Apple stock sentiment
Apple benefits from:
- Predictable Services revenue
- Strong device margins
- Reduced reliance on China
- Stable buybacks
Apple’s rising Services margins show the company’s shift into a recurring-revenue machine, which Wall Street loves.
Samsung stock sentiment
Samsung benefits from:
- The AI memory supercycle
- Higher chip ASPs
- Improved foundry utilization
- Early 2nm leadership
Samsung is historically cyclical, but AI infrastructure spending is making DS margins more stable.
What Comes Next
With both companies now on separate AI tracks, here are the most realistic forecasts based on current momentum.
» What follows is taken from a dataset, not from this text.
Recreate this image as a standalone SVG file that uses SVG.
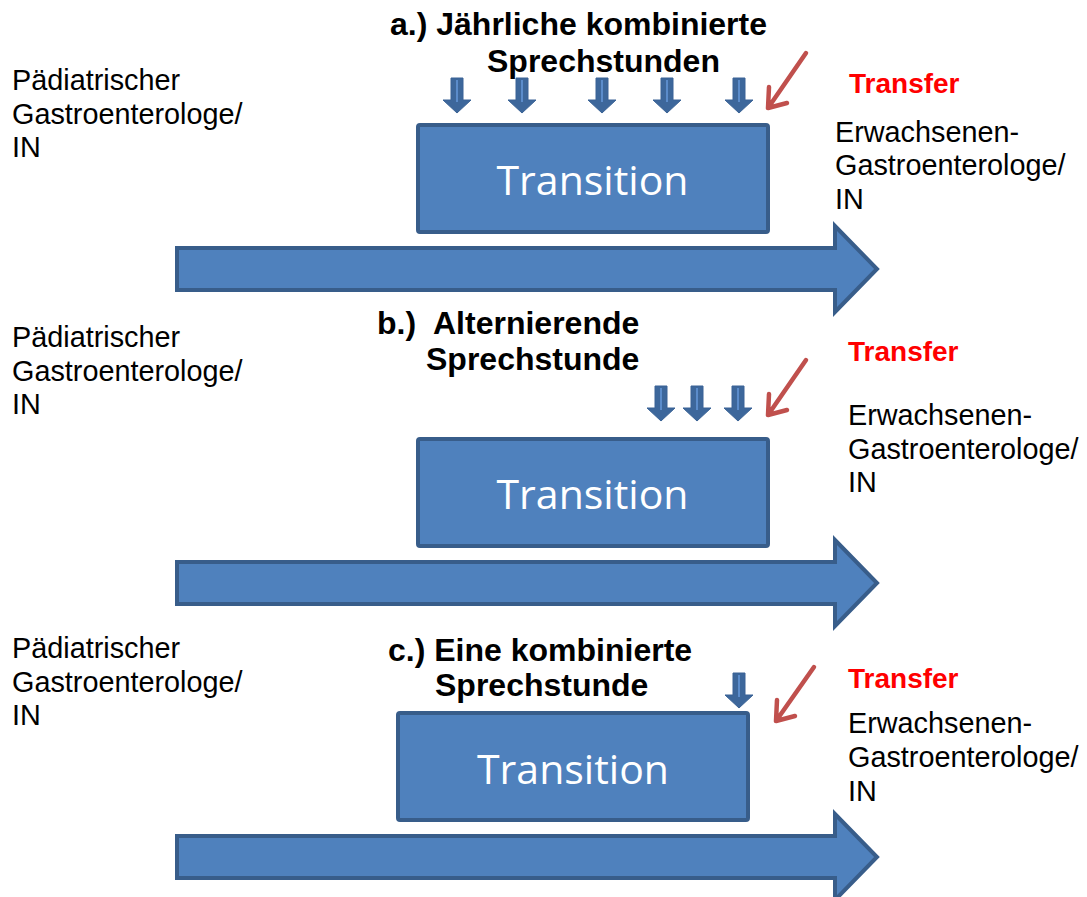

| Prediction | Likelihood | Why |
| Apple’s Services revenue surpasses US$30 billion in the next quarter | High | Services already at ~US$28.75B and device upgrades + AI features bolster tailwinds. |
| Samsung’s HBM4 chips go into full production and further boost margins | Medium-High | They are shipping samples now and expect demand to exceed supply. |
| Apple boosts its AI acquisitions/investments in 2026 | Medium | Cook noted internal AI work and hinted at M&A or partnerships. |
| Samsung faces chip supply constraints for mobile devices due to prioritising AI memory | Medium | Executive commentary suggests memory demand may squeeze mobile/PC chip supply. |
Conclusion: Apple Vs Samsung — Two Paths, One AI Future
This quarter made one thing clear: Apple vs Samsung is no longer a head-on fight. It’s a two-lane AI race where both are winning different parts.
Apple leads the AI device and services lane, translating consumer demand into record revenue and a stronger ecosystem.
Samsung leads the AI chip and infrastructure lane, becoming the key supplier powering the global AI boom.
- Apple is becoming the AI experience leader.
- Samsung is becoming the AI hardware foundation.
And in the AI era, the companies that control the experience and the infrastructure can both thrive, just in very different ways.